◆ Your goal ◆
Transcribe the lines below verbatim, skipping the images.

◆ Recorded information ◆
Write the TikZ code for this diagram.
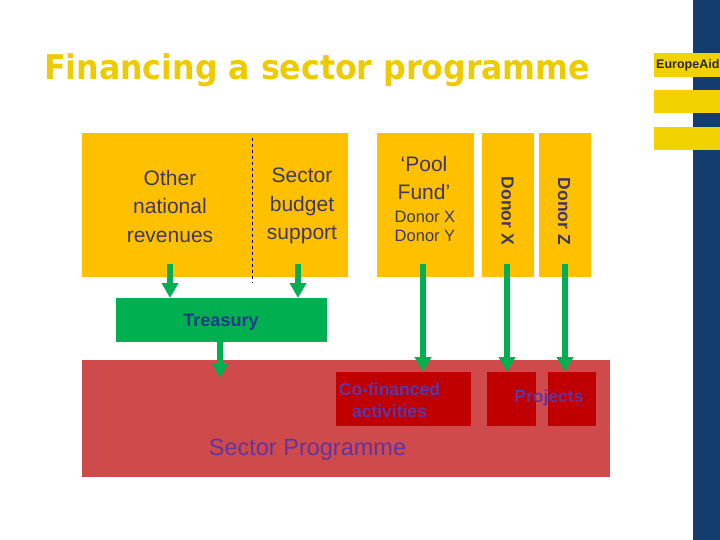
\documentclass[tikz,border=0pt]{standalone}
\usepackage{fontspec}
\setmainfont{Liberation Sans}
\newfontfamily\titlefont{DejaVu Sans}
\usetikzlibrary{arrows.meta}
\definecolor{bandblue}{HTML}{133C6F}
\definecolor{baryellow}{HTML}{F2D200}
\definecolor{titleyellow}{HTML}{EECA00}
\definecolor{boxorange}{HTML}{FFC000}
\definecolor{arrgreen}{HTML}{00B050}
\definecolor{bigred}{HTML}{CF4B4B}
\definecolor{darkred}{HTML}{C00000}
\definecolor{txtgray}{HTML}{40375A}
\definecolor{txtblue}{HTML}{1F3C88}
\definecolor{txtpurple}{HTML}{6234A0}
\begin{document}
\begin{tikzpicture}[x=1pt,y=-1pt,
  fbox/.style={inner sep=0pt, outer sep=0pt, draw=none},
  txt/.style={inner sep=0pt, align=center, text=txtgray},
  arr/.style={draw=arrgreen, line width=6pt, -{Triangle[width=16pt,length=15pt]}}]
\useasboundingbox (0,0) rectangle (720,540);
\clip (0,0) rectangle (720,540);
% side band
\fill[bandblue] (693,0) rectangle (720,540);
\node[fbox, fill=baryellow, anchor=north west, minimum width=66pt, minimum height=24pt] (bar1) at (654,53) {};
\node[fbox, fill=baryellow, anchor=north west, minimum width=66pt, minimum height=23pt] (bar2) at (654,90) {};
\node[fbox, fill=baryellow, anchor=north west, minimum width=66pt, minimum height=23pt] (bar3) at (654,127) {};
\node[inner sep=0pt, anchor=west, text=black!85, font=\fontsize{12.5}{14}\selectfont\bfseries] (ea) at (656,65.5) {EuropeAid};
% title
\node[inner sep=0pt, anchor=base west, text=titleyellow] (title) at (44,80)
  {\resizebox{546pt}{\height}{\titlefont\bfseries\fontsize{34}{40}\selectfont Financing a sector programme}};
% top boxes
\node[fbox, fill=boxorange, minimum width=266pt, minimum height=144pt] (nat) at (215,205) {};
\draw[dashed, line width=0.8pt, black] (252.5,138) -- (252.5,283);
\node[txt, font=\fontsize{21}{28.5}\selectfont] (oth) at (170,206) {Other\\national\\revenues};
\node[txt, font=\fontsize{21}{28.5}\selectfont] (sbs) at (302,206) {Sector\\budget\\support};
\node[fbox, fill=boxorange, minimum width=97pt, minimum height=144pt] (pool) at (425.5,205) {};
\node[txt, font=\fontsize{21}{28}\selectfont] (pf1) at (424,178) {‘Pool\\Fund’};
\node[txt, font=\fontsize{16.5}{19}\selectfont] (pf2) at (425,226) {Donor X\\Donor Y};
\node[fbox, fill=boxorange, minimum width=52pt, minimum height=144pt] (dx) at (508,205) {};
\node[fbox, fill=boxorange, minimum width=52pt, minimum height=144pt] (dz) at (565,205) {};
\node[txt, rotate=-90, font=\fontsize{17.5}{20}\selectfont\bfseries] (dxt) at (507.5,211) {Donor X};
\node[txt, rotate=-90, font=\fontsize{17.5}{20}\selectfont\bfseries] (dzt) at (564,211.5) {Donor Z};
% treasury
\node[fbox, fill=arrgreen, minimum width=211pt, minimum height=44pt] (tre) at (221.5,320) {};
\node[inner sep=0pt, text=txtblue, font=\fontsize{18}{20}\selectfont\bfseries] (tret) at (221,322) {Treasury};
% sector programme
\node[fbox, fill=bigred, minimum width=528pt, minimum height=117pt] (sp) at (346,418.5) {};
\node[fbox, fill=darkred, minimum width=135pt, minimum height=54pt] (cof) at (403.5,399) {};
\node[fbox, fill=darkred, minimum width=49pt, minimum height=54pt] (p1) at (511.5,399) {};
\node[fbox, fill=darkred, minimum width=48pt, minimum height=54pt] (p2) at (572,399) {};
\node[inner sep=0pt, align=center, text=txtpurple, font=\fontsize{17.5}{22}\selectfont\bfseries] (coft) at (389.5,400) {Co-financed\\activities};
\node[inner sep=0pt, text=txtpurple, font=\fontsize{17.5}{20}\selectfont\bfseries] (projt) at (549,398) {Projects};
\node[inner sep=0pt, text=txtpurple, font=\fontsize{23.5}{26}\selectfont] (spt) at (307.5,450) {Sector Programme};
% arrows
\coordinate (s1) at (170,264);
\coordinate (s2) at (298,264);
\coordinate (s3) at (423,264);
\coordinate (s4) at (507,264);
\coordinate (s5) at (565,264);
\coordinate (s6) at (220,342);
\coordinate (e6) at (220,378);
\draw[arr] (s1) -- (s1 |- tre.north);
\draw[arr] (s2) -- (s2 |- tre.north);
\draw[arr] (s6) -- (e6);
\draw[arr] (s3) -- (s3 |- cof.north);
\draw[arr] (s4) -- (s4 |- p1.north);
\draw[arr] (s5) -- (s5 |- p2.north);
\end{tikzpicture}
\end{document}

◆ Task solution ◆
Write the TikZ code for this diagram.
\documentclass[tikz,border=0pt]{standalone}
\usepackage{fontspec}
\setmainfont{Liberation Sans}
\newfontfamily\titlefont{DejaVu Sans}
\usetikzlibrary{arrows.meta}
\definecolor{bandblue}{HTML}{133C6F}
\definecolor{baryellow}{HTML}{F2D200}
\definecolor{titleyellow}{HTML}{EECA00}
\definecolor{boxorange}{HTML}{FFC000}
\definecolor{arrgreen}{HTML}{00B050}
\definecolor{bigred}{HTML}{CF4B4B}
\definecolor{darkred}{HTML}{C00000}
\definecolor{txtgray}{HTML}{40375A}
\definecolor{txtblue}{HTML}{1F3C88}
\definecolor{txtpurple}{HTML}{6234A0}
\begin{document}
\begin{tikzpicture}[x=1pt,y=-1pt,
  fbox/.style={inner sep=0pt, outer sep=0pt, draw=none},
  txt/.style={inner sep=0pt, align=center, text=txtgray},
  arr/.style={draw=arrgreen, line width=6pt, -{Triangle[width=16pt,length=15pt]}}]
\useasboundingbox (0,0) rectangle (720,540);
\clip (0,0) rectangle (720,540);
% side band
\fill[bandblue] (693,0) rectangle (720,540);
\node[fbox, fill=baryellow, anchor=north west, minimum width=66pt, minimum height=24pt] (bar1) at (654,53) {};
\node[fbox, fill=baryellow, anchor=north west, minimum width=66pt, minimum height=23pt] (bar2) at (654,90) {};
\node[fbox, fill=baryellow, anchor=north west, minimum width=66pt, minimum height=23pt] (bar3) at (654,127) {};
\node[inner sep=0pt, anchor=west, text=black!85, font=\fontsize{12.5}{14}\selectfont\bfseries] (ea) at (656,65.5) {EuropeAid};
% title
\node[inner sep=0pt, anchor=base west, text=titleyellow] (title) at (44,80)
  {\resizebox{546pt}{\height}{\titlefont\bfseries\fontsize{34}{40}\selectfont Financing a sector programme}};
% top boxes
\node[fbox, fill=boxorange, minimum width=266pt, minimum height=144pt] (nat) at (215,205) {};
\draw[dashed, line width=0.8pt, black] (252.5,138) -- (252.5,283);
\node[txt, font=\fontsize{21}{28.5}\selectfont] (oth) at (170,206) {Other\\national\\revenues};
\node[txt, font=\fontsize{21}{28.5}\selectfont] (sbs) at (302,206) {Sector\\budget\\support};
\node[fbox, fill=boxorange, minimum width=97pt, minimum height=144pt] (pool) at (425.5,205) {};
\node[txt, font=\fontsize{21}{28}\selectfont] (pf1) at (424,178) {‘Pool\\Fund’};
\node[txt, font=\fontsize{16.5}{19}\selectfont] (pf2) at (425,226) {Donor X\\Donor Y};
\node[fbox, fill=boxorange, minimum width=52pt, minimum height=144pt] (dx) at (508,205) {};
\node[fbox, fill=boxorange, minimum width=52pt, minimum height=144pt] (dz) at (565,205) {};
\node[txt, rotate=-90, font=\fontsize{17.5}{20}\selectfont\bfseries] (dxt) at (507.5,211) {Donor X};
\node[txt, rotate=-90, font=\fontsize{17.5}{20}\selectfont\bfseries] (dzt) at (564,211.5) {Donor Z};
% treasury
\node[fbox, fill=arrgreen, minimum width=211pt, minimum height=44pt] (tre) at (221.5,320) {};
\node[inner sep=0pt, text=txtblue, font=\fontsize{18}{20}\selectfont\bfseries] (tret) at (221,322) {Treasury};
% sector programme
\node[fbox, fill=bigred, minimum width=528pt, minimum height=117pt] (sp) at (346,418.5) {};
\node[fbox, fill=darkred, minimum width=135pt, minimum height=54pt] (cof) at (403.5,399) {};
\node[fbox, fill=darkred, minimum width=49pt, minimum height=54pt] (p1) at (511.5,399) {};
\node[fbox, fill=darkred, minimum width=48pt, minimum height=54pt] (p2) at (572,399) {};
\node[inner sep=0pt, align=center, text=txtpurple, font=\fontsize{17.5}{22}\selectfont\bfseries] (coft) at (389.5,400) {Co-financed\\activities};
\node[inner sep=0pt, text=txtpurple, font=\fontsize{17.5}{20}\selectfont\bfseries] (projt) at (549,398) {Projects};
\node[inner sep=0pt, text=txtpurple, font=\fontsize{23.5}{26}\selectfont] (spt) at (307.5,450) {Sector Programme};
% arrows
\coordinate (s1) at (170,264);
\coordinate (s2) at (298,264);
\coordinate (s3) at (423,264);
\coordinate (s4) at (507,264);
\coordinate (s5) at (565,264);
\coordinate (s6) at (220,342);
\coordinate (e6) at (220,378);
\draw[arr] (s1) -- (s1 |- tre.north);
\draw[arr] (s2) -- (s2 |- tre.north);
\draw[arr] (s6) -- (e6);
\draw[arr] (s3) -- (s3 |- cof.north);
\draw[arr] (s4) -- (s4 |- p1.north);
\draw[arr] (s5) -- (s5 |- p2.north);
\end{tikzpicture}
\end{document}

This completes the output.